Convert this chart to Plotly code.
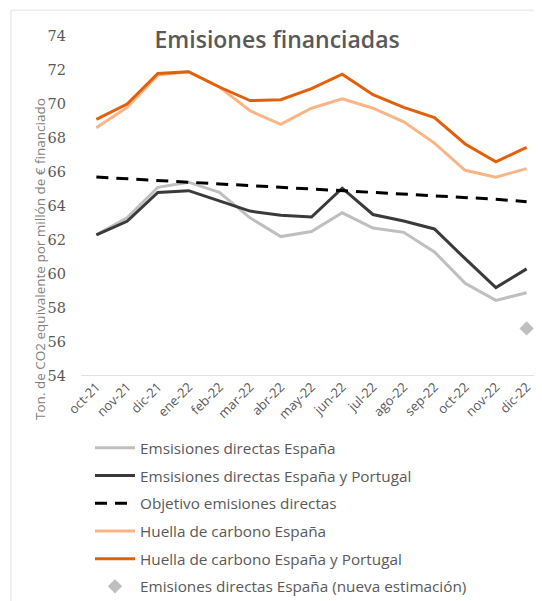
import plotly.graph_objects as go

months = ["oct-21", "nov-21", "dic-21", "ene-22", "feb-22", "mar-22", "abr-22", "may-22",
          "jun-22", "jul-22", "ago-22", "sep-22", "oct-22", "nov-22", "dic-22"]

emis_esp = [62.3, 63.3, 65.1, 65.4, 64.8, 63.3, 62.2, 62.5, 63.6, 62.7, 62.45, 61.3, 59.45, 58.45, 58.9]
emis_esp_pt = [62.3, 63.1, 64.8, 64.9, 64.3, 63.7, 63.45, 63.35, 65.05, 63.5, 63.12, 62.65, 60.9, 59.2, 60.3]
objetivo = [65.7, 65.6, 65.5, 65.4, 65.3, 65.2, 65.1, 65.0, 64.9, 64.8, 64.7, 64.6, 64.5, 64.4, 64.25]
huella_esp = [68.6, 69.8, 71.7, 71.9, 71.0, 69.6, 68.8, 69.75, 70.3, 69.75, 68.95, 67.7, 66.1, 65.7, 66.2]
huella_esp_pt = [69.1, 70.0, 71.8, 71.9, 71.0, 70.2, 70.25, 70.9, 71.75, 70.55, 69.8, 69.2, 67.65, 66.6, 67.45]
nueva_month = ["dic-22"]
nueva_val = [56.8]

y_ticks = [54, 56, 58, 60, 62, 64, 66, 68, 70, 72, 74]

names = ["Emsisiones directas España",
         "Emsisiones directas España y Portugal",
         "Objetivo emisiones directas",
         "Huella de carbono España",
         "Huella de carbono España y Portugal",
         "Emisiones directas España (nueva estimación)"]

fig = go.Figure()
line_series = [
    (emis_esp, "#BFBFBF", "solid"),
    (emis_esp_pt, "#3A3A3A", "solid"),
    (objetivo, "#000000", "12px,8px"),
    (huella_esp, "#FBB585", "solid"),
    (huella_esp_pt, "#E3600A", "solid"),
]
for i, (vals, col, dash) in enumerate(line_series):
    fig.add_trace(go.Scatter(x=months, y=vals, mode="lines", name=names[i],
                             legendgroup=f"g{i}",
                             line=dict(color=col, width=3, dash=dash)))
fig.add_trace(go.Scatter(x=nueva_month, y=nueva_val, mode="markers", name=names[5],
                         legendgroup="g5",
                         marker=dict(symbol="diamond", size=11, color="#BFBFBF")))

# outer chart frame
fig.add_shape(type="rect", xref="paper", yref="paper",
              x0=-0.152, x1=1.03, y0=-0.7, y1=1.076,
              line=dict(color="#E3E3E3", width=1), fillcolor="rgba(0,0,0,0)", layer="below")

fig.add_annotation(text="Ton. de CO2 equivalente por millón de € financiado",
                   xref="paper", yref="paper", x=-0.113, y=0.344, textangle=-90,
                   showarrow=False, font=dict(family="Open Sans", size=13.5, color="#7F7F7F"))

# the page adds an 8px body margin, so the figure is 8px smaller than the window
fig.update_layout(
    width=534, height=593, autosize=False,
    margin=dict(l=73, r=0, t=28, b=225, autoexpand=False),
    plot_bgcolor="white", paper_bgcolor="white",
    title=dict(text="Emisiones financiadas", x=0.504, xref="container", xanchor="center",
               y=1 - 32 / 593, yref="container", yanchor="middle",
               font=dict(family="Open Sans", size=23, color="#595959", weight=600)),
    xaxis=dict(type="category", categoryorder="array", categoryarray=months,
               range=[-0.5, 14.5], tickangle=-45, showgrid=False, zeroline=False,
               showline=False, ticks="", automargin=False,
               tickfont=dict(family="Open Sans", size=13, color="#595959")),
    yaxis=dict(range=[54, 74], tickvals=y_ticks, showgrid=False, zeroline=False,
               showline=False, ticks="", ticklabelstandoff=14, automargin=False,
               tickfont=dict(family="DejaVu Serif", size=14.5, color="#595959")),
    showlegend=True,
    legend=dict(x=0.0195, xanchor="left", y=-0.163, yanchor="top",
                xref="paper", yref="paper", tracegroupgap=4.8, itemwidth=40,
                font=dict(family="Open Sans", size=15.3, color="#595959"),
                bgcolor="rgba(0,0,0,0)"),
    hovermode=False,
)
# bottom axis line at 54
fig.add_shape(type="line", xref="paper", yref="y", x0=0, x1=1, y0=54, y1=54,
              line=dict(color="#D9D9D9", width=1.5), layer="below")

fig.write_html("out.html")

## Stated exercise
State how many lines above contain the string "chart", with no other words.

## Solution to this task
2